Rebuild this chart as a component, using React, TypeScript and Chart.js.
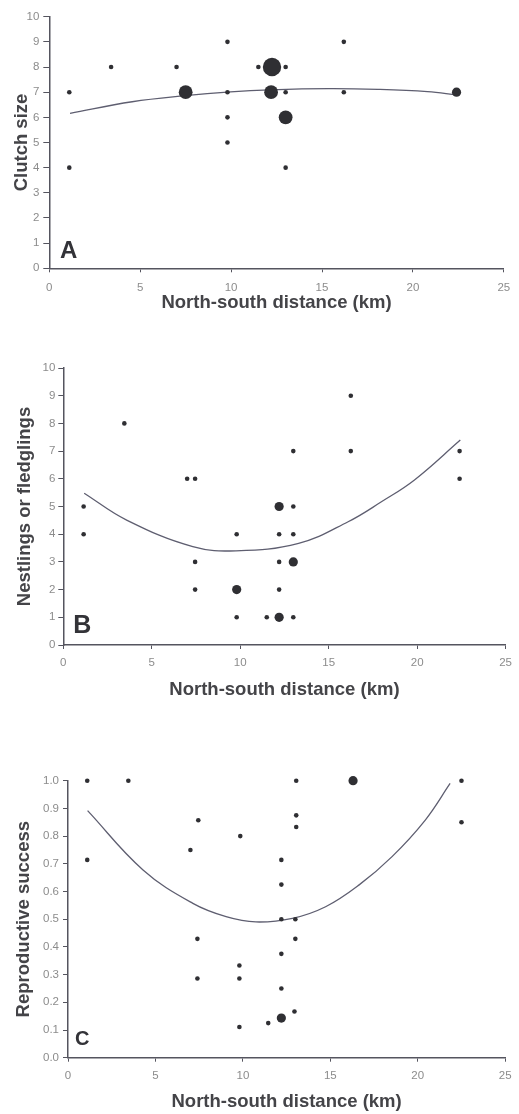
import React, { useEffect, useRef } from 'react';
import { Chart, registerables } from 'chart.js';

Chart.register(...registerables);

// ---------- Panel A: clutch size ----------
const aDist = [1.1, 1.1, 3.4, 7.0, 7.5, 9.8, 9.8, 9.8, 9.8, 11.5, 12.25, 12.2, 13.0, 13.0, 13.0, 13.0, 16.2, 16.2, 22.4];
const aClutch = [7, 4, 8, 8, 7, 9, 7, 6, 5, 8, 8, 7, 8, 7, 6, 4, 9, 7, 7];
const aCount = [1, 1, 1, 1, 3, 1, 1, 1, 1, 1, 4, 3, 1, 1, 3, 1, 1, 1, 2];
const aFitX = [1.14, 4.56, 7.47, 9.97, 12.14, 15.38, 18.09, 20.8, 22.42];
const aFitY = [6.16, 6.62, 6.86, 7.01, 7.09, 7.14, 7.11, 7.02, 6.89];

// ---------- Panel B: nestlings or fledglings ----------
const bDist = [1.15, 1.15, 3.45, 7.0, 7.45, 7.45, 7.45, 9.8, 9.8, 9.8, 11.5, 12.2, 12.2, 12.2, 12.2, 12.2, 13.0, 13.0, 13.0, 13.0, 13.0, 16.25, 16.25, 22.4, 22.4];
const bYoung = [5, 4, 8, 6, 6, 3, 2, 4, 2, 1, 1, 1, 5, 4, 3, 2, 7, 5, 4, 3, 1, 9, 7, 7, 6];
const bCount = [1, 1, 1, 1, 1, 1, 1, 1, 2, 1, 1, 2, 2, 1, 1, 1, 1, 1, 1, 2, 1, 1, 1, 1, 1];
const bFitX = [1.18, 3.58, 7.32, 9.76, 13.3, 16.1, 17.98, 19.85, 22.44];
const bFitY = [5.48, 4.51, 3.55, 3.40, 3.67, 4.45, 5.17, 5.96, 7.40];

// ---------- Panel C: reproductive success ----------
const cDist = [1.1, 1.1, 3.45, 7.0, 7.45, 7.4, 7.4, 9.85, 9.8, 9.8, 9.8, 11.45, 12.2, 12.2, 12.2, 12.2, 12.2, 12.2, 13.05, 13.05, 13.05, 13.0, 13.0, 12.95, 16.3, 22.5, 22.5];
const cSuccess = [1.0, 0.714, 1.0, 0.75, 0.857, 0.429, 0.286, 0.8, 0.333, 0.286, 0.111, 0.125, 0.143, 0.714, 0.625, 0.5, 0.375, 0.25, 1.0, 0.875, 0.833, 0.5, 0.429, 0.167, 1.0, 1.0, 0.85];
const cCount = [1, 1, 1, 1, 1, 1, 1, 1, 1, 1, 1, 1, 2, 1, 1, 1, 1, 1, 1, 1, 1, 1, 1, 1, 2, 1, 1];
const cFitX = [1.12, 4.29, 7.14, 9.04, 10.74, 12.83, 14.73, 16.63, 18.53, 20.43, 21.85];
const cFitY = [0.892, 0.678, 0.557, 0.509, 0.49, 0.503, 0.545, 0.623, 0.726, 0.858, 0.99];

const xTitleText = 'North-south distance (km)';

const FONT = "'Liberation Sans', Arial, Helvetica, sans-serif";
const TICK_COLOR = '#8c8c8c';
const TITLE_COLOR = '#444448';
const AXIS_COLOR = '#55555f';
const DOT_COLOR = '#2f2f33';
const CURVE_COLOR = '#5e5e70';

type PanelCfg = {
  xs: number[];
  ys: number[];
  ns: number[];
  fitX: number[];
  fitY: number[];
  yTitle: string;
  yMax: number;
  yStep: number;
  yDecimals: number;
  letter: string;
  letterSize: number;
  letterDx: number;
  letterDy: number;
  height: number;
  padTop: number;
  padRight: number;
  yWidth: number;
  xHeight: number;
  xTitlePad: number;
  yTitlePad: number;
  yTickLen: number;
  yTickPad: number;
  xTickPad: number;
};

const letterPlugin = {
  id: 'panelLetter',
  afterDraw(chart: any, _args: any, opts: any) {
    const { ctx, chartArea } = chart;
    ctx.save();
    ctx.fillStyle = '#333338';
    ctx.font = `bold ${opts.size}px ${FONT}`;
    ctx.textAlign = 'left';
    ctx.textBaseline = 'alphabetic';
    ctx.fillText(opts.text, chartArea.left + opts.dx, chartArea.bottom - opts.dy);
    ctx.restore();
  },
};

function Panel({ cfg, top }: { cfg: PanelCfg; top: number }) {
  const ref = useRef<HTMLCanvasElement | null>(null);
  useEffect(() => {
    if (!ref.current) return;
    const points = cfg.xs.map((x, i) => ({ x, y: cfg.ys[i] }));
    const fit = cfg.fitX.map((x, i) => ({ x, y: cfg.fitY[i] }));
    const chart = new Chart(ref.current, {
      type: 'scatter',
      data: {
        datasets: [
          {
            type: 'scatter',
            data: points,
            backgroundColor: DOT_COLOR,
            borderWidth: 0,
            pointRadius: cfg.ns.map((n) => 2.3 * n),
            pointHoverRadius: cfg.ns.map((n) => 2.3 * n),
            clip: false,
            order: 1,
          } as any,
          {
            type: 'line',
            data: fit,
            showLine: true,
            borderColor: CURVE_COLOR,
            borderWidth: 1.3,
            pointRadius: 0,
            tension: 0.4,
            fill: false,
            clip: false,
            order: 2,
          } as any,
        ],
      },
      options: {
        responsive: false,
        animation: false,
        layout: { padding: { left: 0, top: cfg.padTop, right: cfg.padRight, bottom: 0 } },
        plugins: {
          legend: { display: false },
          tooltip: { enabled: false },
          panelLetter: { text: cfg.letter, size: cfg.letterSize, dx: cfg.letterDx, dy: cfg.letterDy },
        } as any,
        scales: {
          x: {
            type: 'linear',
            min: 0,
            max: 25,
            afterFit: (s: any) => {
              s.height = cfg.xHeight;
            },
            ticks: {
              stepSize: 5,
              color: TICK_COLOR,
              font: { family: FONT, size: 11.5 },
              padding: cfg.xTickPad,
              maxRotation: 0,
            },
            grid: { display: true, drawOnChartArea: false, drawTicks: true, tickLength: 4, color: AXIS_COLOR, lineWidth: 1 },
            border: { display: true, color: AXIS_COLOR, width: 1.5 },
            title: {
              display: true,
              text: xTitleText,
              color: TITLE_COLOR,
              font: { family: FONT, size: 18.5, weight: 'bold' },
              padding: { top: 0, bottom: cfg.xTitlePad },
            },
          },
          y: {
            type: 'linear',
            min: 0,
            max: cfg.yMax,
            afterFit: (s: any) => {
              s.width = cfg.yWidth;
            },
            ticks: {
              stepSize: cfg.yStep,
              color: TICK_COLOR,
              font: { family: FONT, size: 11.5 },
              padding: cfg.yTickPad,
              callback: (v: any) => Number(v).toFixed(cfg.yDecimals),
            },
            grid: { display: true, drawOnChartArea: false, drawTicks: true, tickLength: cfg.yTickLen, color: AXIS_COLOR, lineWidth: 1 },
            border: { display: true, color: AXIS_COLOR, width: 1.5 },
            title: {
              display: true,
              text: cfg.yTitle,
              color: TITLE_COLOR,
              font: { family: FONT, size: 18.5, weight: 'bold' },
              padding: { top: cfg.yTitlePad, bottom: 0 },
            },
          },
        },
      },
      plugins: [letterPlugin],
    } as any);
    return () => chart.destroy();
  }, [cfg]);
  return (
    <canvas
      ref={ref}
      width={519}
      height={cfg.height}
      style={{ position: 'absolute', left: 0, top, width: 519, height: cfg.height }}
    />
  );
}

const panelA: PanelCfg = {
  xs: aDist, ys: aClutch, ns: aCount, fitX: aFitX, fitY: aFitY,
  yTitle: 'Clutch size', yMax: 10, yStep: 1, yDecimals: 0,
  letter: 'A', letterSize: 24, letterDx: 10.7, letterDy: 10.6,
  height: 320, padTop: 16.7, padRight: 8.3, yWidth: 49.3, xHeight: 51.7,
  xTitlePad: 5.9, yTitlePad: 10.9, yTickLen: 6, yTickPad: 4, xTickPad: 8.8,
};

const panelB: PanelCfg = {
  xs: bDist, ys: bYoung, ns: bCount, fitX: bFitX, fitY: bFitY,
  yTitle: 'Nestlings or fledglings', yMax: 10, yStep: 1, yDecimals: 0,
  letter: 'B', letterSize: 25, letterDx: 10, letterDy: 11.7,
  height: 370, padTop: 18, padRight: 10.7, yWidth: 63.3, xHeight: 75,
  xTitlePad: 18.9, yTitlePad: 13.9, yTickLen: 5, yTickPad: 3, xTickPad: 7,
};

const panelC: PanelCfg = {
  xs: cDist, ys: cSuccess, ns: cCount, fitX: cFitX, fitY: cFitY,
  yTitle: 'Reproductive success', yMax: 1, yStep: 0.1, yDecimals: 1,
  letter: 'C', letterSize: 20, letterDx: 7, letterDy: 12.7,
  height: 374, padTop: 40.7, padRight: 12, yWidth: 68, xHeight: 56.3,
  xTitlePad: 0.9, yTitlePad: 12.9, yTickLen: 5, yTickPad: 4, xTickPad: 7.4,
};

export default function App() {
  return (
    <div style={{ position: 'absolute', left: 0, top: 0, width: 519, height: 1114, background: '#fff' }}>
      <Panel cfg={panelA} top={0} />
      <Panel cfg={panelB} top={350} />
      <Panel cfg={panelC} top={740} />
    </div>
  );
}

> _Aim of the exercise_
Copy nothing but the lines from the first one in the listing through the line with "Chart.register(...registerables);", and omit the pictures.

> _Answer below_
Rebuild this chart as a component, using React, TypeScript and Chart.js.
import React, { useEffect, useRef } from 'react';
import { Chart, registerables } from 'chart.js';

Chart.register(...registerables);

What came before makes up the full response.